Saved entries
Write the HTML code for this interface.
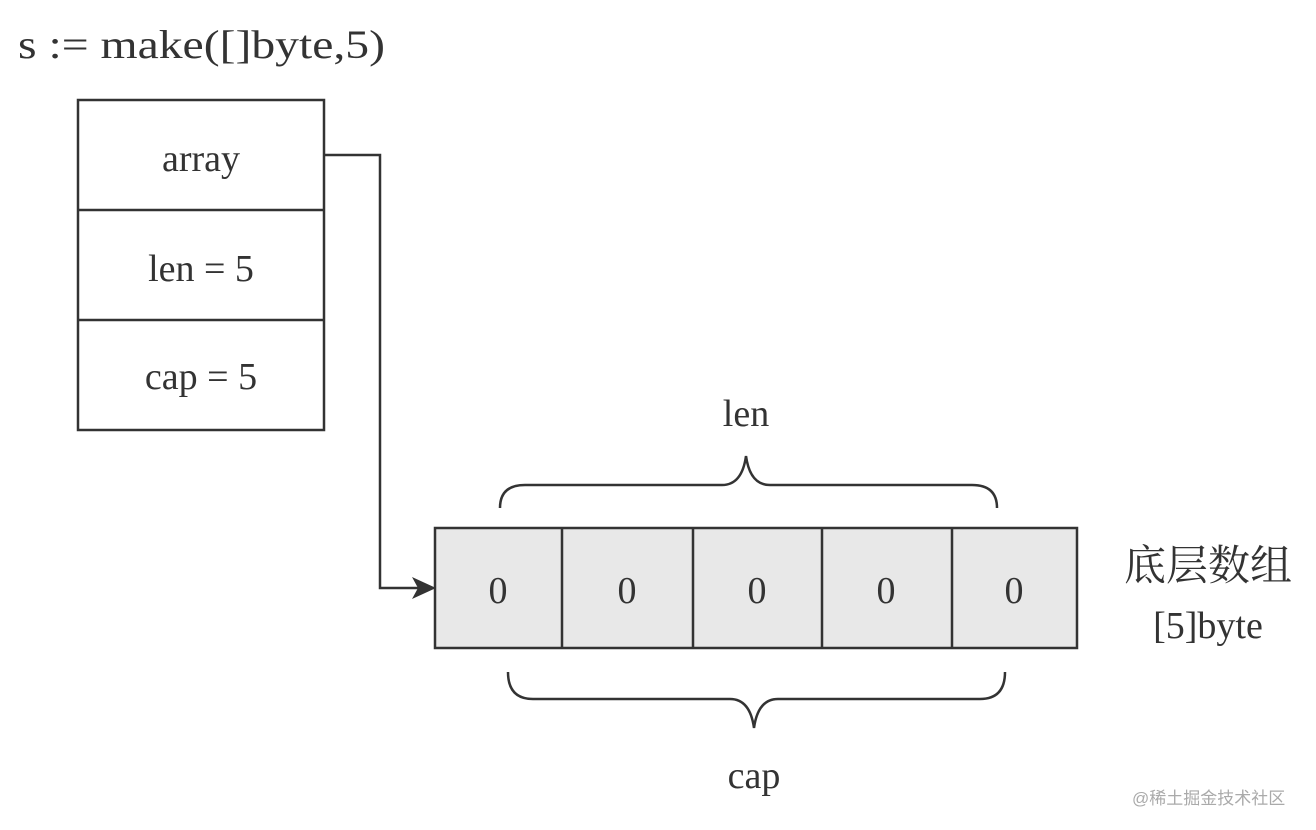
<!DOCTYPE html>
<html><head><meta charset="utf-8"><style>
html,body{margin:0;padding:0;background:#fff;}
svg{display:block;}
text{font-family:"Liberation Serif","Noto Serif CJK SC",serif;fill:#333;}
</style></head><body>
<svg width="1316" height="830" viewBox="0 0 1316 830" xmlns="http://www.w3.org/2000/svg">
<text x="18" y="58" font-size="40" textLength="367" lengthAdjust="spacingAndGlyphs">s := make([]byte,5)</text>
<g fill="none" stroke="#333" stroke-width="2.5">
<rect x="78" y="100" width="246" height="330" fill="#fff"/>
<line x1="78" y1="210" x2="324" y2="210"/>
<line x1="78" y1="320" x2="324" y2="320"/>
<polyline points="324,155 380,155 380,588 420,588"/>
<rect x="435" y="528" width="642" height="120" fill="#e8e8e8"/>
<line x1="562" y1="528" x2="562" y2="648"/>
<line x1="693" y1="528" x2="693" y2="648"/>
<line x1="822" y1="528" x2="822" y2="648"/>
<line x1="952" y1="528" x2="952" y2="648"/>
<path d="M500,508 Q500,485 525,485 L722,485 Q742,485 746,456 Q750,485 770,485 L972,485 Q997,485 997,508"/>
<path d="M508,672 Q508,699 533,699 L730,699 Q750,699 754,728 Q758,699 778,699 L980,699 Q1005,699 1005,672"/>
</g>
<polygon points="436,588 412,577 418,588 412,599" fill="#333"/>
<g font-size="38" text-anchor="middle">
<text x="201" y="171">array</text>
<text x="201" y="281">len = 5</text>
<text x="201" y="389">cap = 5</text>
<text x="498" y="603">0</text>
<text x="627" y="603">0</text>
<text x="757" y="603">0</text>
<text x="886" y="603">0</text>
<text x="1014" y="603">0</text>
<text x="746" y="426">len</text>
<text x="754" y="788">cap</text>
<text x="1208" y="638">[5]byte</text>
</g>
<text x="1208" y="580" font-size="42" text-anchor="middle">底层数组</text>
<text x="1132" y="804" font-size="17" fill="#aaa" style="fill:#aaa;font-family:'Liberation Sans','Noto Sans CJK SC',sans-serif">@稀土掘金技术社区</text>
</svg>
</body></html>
* * *
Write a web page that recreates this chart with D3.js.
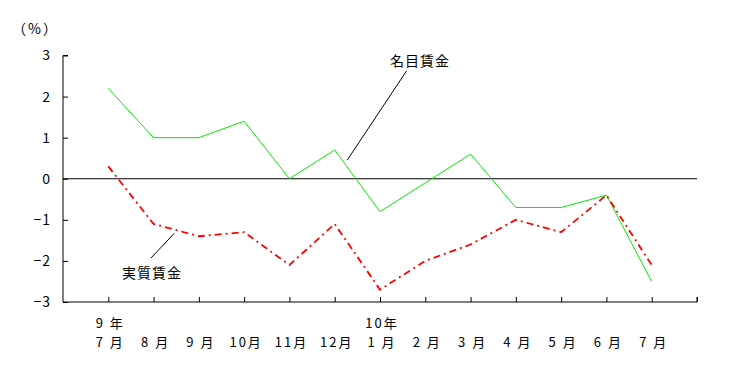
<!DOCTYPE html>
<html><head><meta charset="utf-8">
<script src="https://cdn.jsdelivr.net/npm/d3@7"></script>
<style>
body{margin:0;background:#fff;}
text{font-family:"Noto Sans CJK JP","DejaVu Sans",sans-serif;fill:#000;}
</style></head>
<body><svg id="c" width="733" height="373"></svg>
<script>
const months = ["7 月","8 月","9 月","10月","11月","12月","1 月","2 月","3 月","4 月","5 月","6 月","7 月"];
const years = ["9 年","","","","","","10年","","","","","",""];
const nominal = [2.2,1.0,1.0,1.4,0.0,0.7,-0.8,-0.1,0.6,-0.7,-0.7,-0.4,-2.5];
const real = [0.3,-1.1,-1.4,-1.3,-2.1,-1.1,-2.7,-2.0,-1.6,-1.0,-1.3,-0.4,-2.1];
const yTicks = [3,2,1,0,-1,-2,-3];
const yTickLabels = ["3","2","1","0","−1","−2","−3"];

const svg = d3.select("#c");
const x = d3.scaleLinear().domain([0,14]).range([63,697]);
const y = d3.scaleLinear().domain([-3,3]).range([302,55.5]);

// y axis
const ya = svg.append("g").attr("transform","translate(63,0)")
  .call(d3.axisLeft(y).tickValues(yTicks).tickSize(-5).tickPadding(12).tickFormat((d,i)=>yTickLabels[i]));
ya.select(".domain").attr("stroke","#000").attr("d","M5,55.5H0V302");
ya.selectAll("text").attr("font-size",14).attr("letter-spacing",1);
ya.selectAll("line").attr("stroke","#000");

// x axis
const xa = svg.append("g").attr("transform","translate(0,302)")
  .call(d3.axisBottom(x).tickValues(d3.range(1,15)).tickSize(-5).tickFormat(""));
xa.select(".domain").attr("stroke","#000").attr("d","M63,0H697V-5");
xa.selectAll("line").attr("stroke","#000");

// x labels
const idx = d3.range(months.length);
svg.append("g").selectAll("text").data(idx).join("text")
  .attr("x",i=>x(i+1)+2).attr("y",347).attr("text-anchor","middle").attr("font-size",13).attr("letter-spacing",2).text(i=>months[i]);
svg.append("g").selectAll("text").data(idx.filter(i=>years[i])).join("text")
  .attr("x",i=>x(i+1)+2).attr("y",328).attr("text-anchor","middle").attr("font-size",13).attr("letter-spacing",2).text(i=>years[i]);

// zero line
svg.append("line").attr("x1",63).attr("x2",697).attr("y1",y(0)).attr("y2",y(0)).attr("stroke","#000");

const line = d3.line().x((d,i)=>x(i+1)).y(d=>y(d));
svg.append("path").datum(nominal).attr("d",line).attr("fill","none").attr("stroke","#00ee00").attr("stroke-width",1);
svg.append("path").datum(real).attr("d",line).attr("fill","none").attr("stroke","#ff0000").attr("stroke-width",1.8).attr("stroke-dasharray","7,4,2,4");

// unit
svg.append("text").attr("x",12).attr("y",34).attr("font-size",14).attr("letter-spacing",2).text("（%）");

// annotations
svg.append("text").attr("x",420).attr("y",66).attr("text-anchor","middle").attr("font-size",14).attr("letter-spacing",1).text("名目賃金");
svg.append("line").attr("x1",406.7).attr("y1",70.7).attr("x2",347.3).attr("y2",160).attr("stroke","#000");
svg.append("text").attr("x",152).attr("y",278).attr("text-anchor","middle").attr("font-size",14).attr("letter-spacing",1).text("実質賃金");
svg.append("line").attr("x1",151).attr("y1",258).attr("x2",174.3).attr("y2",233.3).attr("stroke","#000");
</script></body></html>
==
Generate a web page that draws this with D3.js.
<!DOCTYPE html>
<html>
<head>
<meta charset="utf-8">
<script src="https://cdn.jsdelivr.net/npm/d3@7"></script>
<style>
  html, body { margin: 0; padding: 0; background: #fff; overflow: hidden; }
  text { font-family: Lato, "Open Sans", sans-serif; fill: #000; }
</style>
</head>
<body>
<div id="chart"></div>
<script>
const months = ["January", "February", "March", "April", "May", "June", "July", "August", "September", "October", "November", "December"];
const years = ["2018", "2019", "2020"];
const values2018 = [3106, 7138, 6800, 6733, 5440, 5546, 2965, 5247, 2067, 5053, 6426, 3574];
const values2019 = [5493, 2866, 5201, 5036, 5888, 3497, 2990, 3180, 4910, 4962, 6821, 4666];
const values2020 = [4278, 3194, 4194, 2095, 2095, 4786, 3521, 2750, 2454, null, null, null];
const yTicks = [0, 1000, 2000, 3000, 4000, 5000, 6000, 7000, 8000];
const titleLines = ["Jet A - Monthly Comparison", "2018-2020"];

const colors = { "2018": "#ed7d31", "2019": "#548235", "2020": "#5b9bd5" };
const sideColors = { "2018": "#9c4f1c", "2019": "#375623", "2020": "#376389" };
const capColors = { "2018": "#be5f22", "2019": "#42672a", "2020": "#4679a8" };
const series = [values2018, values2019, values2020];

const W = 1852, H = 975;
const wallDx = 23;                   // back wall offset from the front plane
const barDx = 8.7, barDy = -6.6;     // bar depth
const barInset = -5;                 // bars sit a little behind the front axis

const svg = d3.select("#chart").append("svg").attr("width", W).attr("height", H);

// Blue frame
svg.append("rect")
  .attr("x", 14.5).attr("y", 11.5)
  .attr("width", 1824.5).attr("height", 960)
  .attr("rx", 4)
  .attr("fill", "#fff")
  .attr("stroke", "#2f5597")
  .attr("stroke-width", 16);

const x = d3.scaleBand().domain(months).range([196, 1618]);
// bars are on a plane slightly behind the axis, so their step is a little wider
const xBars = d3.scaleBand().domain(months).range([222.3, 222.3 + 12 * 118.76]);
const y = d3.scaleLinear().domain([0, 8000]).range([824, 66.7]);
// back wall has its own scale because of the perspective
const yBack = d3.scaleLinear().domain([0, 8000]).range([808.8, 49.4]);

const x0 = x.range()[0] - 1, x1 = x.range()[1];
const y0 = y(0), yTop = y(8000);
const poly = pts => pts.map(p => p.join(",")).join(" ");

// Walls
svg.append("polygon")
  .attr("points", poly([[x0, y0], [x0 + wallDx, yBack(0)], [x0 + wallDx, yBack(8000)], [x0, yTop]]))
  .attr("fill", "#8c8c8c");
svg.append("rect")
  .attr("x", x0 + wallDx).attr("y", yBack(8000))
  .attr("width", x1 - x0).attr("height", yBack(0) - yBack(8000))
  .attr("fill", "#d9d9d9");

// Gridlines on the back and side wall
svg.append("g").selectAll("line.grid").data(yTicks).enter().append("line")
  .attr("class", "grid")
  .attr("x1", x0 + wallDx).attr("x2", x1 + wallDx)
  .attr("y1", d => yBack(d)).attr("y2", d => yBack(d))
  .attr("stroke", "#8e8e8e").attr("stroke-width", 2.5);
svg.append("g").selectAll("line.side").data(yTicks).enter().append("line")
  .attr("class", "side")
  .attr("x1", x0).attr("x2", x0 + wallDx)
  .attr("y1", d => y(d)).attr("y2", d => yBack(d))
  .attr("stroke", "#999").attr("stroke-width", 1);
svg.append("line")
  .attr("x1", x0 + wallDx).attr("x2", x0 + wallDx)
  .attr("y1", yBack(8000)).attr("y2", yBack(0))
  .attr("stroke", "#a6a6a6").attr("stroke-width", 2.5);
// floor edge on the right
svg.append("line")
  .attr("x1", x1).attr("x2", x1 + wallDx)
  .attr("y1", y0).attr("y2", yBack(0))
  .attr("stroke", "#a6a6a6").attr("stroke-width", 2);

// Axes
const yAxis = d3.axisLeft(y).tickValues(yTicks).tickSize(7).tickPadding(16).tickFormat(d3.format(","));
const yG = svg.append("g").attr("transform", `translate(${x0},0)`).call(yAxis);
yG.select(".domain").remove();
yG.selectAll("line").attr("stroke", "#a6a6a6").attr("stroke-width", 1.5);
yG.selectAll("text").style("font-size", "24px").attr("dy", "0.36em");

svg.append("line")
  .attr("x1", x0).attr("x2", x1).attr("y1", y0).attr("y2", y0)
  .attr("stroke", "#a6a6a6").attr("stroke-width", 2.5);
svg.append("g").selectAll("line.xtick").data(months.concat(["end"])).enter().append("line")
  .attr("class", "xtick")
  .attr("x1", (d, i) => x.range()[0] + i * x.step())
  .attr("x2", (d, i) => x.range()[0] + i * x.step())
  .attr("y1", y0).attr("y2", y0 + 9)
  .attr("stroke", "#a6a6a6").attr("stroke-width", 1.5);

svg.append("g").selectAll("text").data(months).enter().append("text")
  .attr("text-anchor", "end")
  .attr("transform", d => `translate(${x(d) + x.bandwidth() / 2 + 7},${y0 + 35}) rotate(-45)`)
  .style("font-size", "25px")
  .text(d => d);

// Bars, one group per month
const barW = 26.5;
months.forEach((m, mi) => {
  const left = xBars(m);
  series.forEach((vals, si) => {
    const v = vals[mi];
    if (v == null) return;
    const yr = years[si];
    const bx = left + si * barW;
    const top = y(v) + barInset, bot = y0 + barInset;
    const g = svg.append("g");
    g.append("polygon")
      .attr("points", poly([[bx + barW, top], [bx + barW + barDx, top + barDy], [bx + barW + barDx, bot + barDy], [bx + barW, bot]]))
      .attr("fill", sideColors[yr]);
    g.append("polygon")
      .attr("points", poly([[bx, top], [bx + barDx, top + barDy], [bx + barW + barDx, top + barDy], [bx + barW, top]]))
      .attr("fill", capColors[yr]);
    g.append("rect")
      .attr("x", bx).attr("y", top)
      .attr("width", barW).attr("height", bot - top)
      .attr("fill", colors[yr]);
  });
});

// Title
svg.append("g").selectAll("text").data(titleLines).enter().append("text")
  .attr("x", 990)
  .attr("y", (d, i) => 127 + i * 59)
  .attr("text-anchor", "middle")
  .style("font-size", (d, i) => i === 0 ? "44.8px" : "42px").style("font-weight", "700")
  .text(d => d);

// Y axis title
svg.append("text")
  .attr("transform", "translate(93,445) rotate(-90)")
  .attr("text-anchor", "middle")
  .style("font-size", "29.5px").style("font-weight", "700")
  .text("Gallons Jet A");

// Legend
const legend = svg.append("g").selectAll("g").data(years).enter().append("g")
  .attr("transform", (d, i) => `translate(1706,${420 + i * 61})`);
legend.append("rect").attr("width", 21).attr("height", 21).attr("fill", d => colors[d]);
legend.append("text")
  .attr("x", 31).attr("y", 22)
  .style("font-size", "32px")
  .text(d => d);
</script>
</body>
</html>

Task to complete: Look above for the line with "Write a web"; quote it and every line after it, stopping after the line with "const y = d3.scaleLinear().domain([-3,3]).range([302,55.5]);", exactly, with nothing added and without pictures.

Answer to this problem:
Write a web page that recreates this chart with D3.js.
<!DOCTYPE html>
<html><head><meta charset="utf-8">
<script src="https://cdn.jsdelivr.net/npm/d3@7"></script>
<style>
body{margin:0;background:#fff;}
text{font-family:"Noto Sans CJK JP","DejaVu Sans",sans-serif;fill:#000;}
</style></head>
<body><svg id="c" width="733" height="373"></svg>
<script>
const months = ["7 月","8 月","9 月","10月","11月","12月","1 月","2 月","3 月","4 月","5 月","6 月","7 月"];
const years = ["9 年","","","","","","10年","","","","","",""];
const nominal = [2.2,1.0,1.0,1.4,0.0,0.7,-0.8,-0.1,0.6,-0.7,-0.7,-0.4,-2.5];
const real = [0.3,-1.1,-1.4,-1.3,-2.1,-1.1,-2.7,-2.0,-1.6,-1.0,-1.3,-0.4,-2.1];
const yTicks = [3,2,1,0,-1,-2,-3];
const yTickLabels = ["3","2","1","0","−1","−2","−3"];

const svg = d3.select("#c");
const x = d3.scaleLinear().domain([0,14]).range([63,697]);
const y = d3.scaleLinear().domain([-3,3]).range([302,55.5]);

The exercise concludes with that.